Seventy years ago, the United States dropped the first of two atomic bombs on Japan. At the time, the US was the only country with nuclear weapons. That wasn’t for a complete lack of effort on the part of other countries, however, and new documents found heap more evidence on Japan having a program of its own.
It’s been known for some time now that Japan had some degree of nuclear weapons research going on during the war. Two main projects are thought to have been undertaken, Operations Ni-Go and F-Go, respectively, but it’s a bit difficult to ascertain how far they actually progressed. The programs were, of course, secret at the time, and many of the documents involved were either destroyed by the Japanese government as the war came to an end or confiscated by the Americans.
But the information recently discovered points to the program not only being real, but advancing to the point of uranium enrichment, Jake Adelstein writes in the Los Angeles Times:
A retired professor at the state-run Kyoto University recently discovered a blueprint at the school’s former Radioisotope Research lab, Japan’s Sankei newspaper and other local media reported recently.
The notebooks were related to research work by Bunsaku Arakatsu, a professor at the university whom Sankei said was asked by the Japanese navy to develop an atomic bomb during the war.
Also found were drawings of a turbine-based centrifuge apparently to be used for the study of uranium enrichment. It was dated March 1945. Another blueprint was found of a centrifuge that a Japanese company, Tokyo Keiki, was producing, with a notation indicating the device was scheduled to be completed Aug. 19, 1945 — four days after Japan announced that it was surrendering.
It appears as if the program was more aspirational than anything else. By 1945, the American Manhattan Project was in full swing, employing over 100,000 people. It managed to compile more than 100 pounds of highly enriched uranium, some of which was eventually used in the Little Boy bomb over Hiroshima.
In contrast, centrifuges used for uranium enrichment were still in the design phase in Japan. Just as well, Japan also had a number of issues obtaining the raw, unprocessed uranium needed to get the program going:
“These drawings are more confirmation of the Japanese atomic bomb effort, something many in Japan do not want to admit,” said Robert K. Wilcox, the L.A. based- author of “Japan’s Secret War: Japan’s Race Against Time to Build Its Own Atomic Bomb.”

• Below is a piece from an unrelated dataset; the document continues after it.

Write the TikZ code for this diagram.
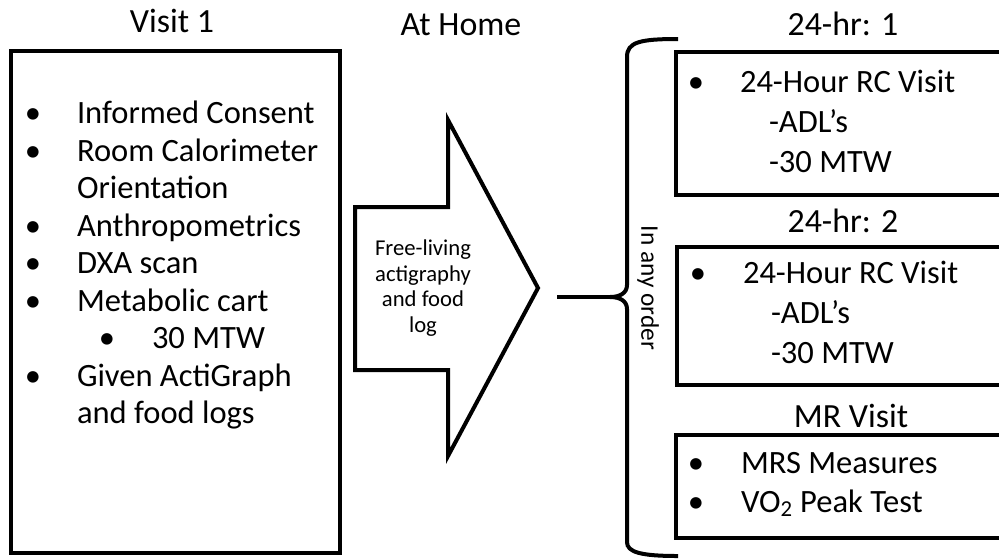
\documentclass[tikz,border=0pt]{standalone}
\usepackage{fontspec}
\setmainfont{Carlito}
\usetikzlibrary{fit}

\begin{document}
\begin{tikzpicture}[x = 0.75pt, y = -0.75pt, line width = 3pt,
	font = \fontsize{24.4}{29}\selectfont,
	panel/.style = {draw, inner sep = 0pt},
	item/.style = {anchor = base west, inner sep = 0pt},
	dot/.style = {anchor = base, inner sep = 0pt},
	heading/.style = {anchor = base, inner sep = 0pt, font = \fontsize{25.4}{30}\selectfont},
	small/.style = {font = \fontsize{17}{19.2}\selectfont}]

	\useasboundingbox (0, 0) rectangle (999, 558);
	\clip (0, 0) rectangle (999, 558);

	% Headings

	\node (visit) [heading] at (172, 32) {Visit 1};
	\node (athome) [heading] at (461, 35) {At Home};
	\node (hrone) [heading] at (843, 35) {24-hr: 1};
	\node (hrtwo) [heading] at (843, 232) {24-hr: 2};
	\node (mrvisit) [heading] at (851, 427) {MR Visit};

	% Visit 1 box

	\node (visitbox) [panel, fit = {(11, 51) (340, 553)}] {};

	\node (v1) [dot] at (33, 123) {\textbullet};
	\node (v1t) [item] at (75, 123) {Informed Consent};
	\node (v2) [dot] at (33, 161) {\textbullet};
	\node (v2t) [item] at (75, 161) {Room Calorimeter};
	\node (v2u) [item] at (75, 198) {Orientation};
	\node (v3) [dot] at (33, 236) {\textbullet};
	\node (v3t) [item] at (75, 236) {Anthropometrics};
	\node (v4) [dot] at (33, 273) {\textbullet};
	\node (v4t) [item] at (75, 273) {DXA scan};
	\node (v5) [dot] at (33, 311) {\textbullet};
	\node (v5t) [item] at (75, 311) {Metabolic cart};
	\node (v5s) [dot] at (107, 348) {\textbullet};
	\node (v5st) [item] at (150, 348) {30 MTW};
	\node (v6) [dot] at (33, 386) {\textbullet};
	\node (v6t) [item] at (75, 386) {Given ActiGraph};
	\node (v6u) [item] at (75, 423) {and food logs};

	% Block arrow for the time at home

	\draw [line join = miter] (355, 207) -- (448, 207) -- (448, 120) -- (538, 288)
		-- (448, 456) -- (448, 370) -- (355, 370) -- cycle;
	\node (home) [small, align = center] at (423, 288) {Free-living\\actigraphy\\and food\\log};

	% Brace round the three visits

	\coordinate (tail) at (557, 297);
	\coordinate (tip) at (610, 297);
	\draw (tail) -- (tip);
	\draw (678, 39) .. controls (640, 39) and (627, 42) .. (627, 57) -- (627, 285)
		.. controls (627, 293) and (620, 297) .. (tip)
		.. controls (620, 297) and (627, 301) .. (627, 309) -- (627, 542)
		.. controls (627, 552) and (640, 556) .. (678, 556);
	\node (order) [rotate = -90, font = \fontsize{19}{22}\selectfont] at (648, 288) {In any order};

	% 24-hr visit 1

	\node (rcone) [panel, fit = {(676, 52) (1010, 195)}] {};
	\node (a1) [dot] at (696, 92) {\textbullet};
	\node (a1t) [item] at (738, 92) {24-Hour RC Visit};
	\node (a2t) [item] at (767, 132) {-ADL’s};
	\node (a3t) [item] at (767, 172) {-30 MTW};

	% 24-hr visit 2

	\node (rctwo) [panel, fit = {(677, 247) (1010, 385)}] {};
	\node (b1) [dot] at (698, 283) {\textbullet};
	\node (b1t) [item] at (741, 283) {24-Hour RC Visit};
	\node (b2t) [item] at (769, 323) {-ADL’s};
	\node (b3t) [item] at (769, 363) {-30 MTW};

	% MR visit

	\node (mrbox) [panel, fit = {(676, 435) (1010, 538)}] {};
	\node (c1) [dot] at (696, 473) {\textbullet};
	\node (c1t) [item] at (739, 473) {MRS Measures};
	\node (c2) [dot] at (696, 512) {\textbullet};
	\node (c2t) [item] at (739, 512) {VO\textsubscript{2} Peak Test};

\end{tikzpicture}
\end{document}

Wilcox, who has been researching the program for decades, said Japan’s problem was not a lack of know-how.
“They knew the physics needed for creating the bomb and the engineering needed to build it,” he said. “It was lack of element resources like uranium that was the real problem for them.”
Japan likely would’ve used atomic bombs if they managed to develop them in time, however, a widow of one of the Japanese atomic program’s scientists said.
But while the atomic bombings that ended World War II were horrific, they would have been much worse if more than one country possessed the awesome power of nuclear weapons.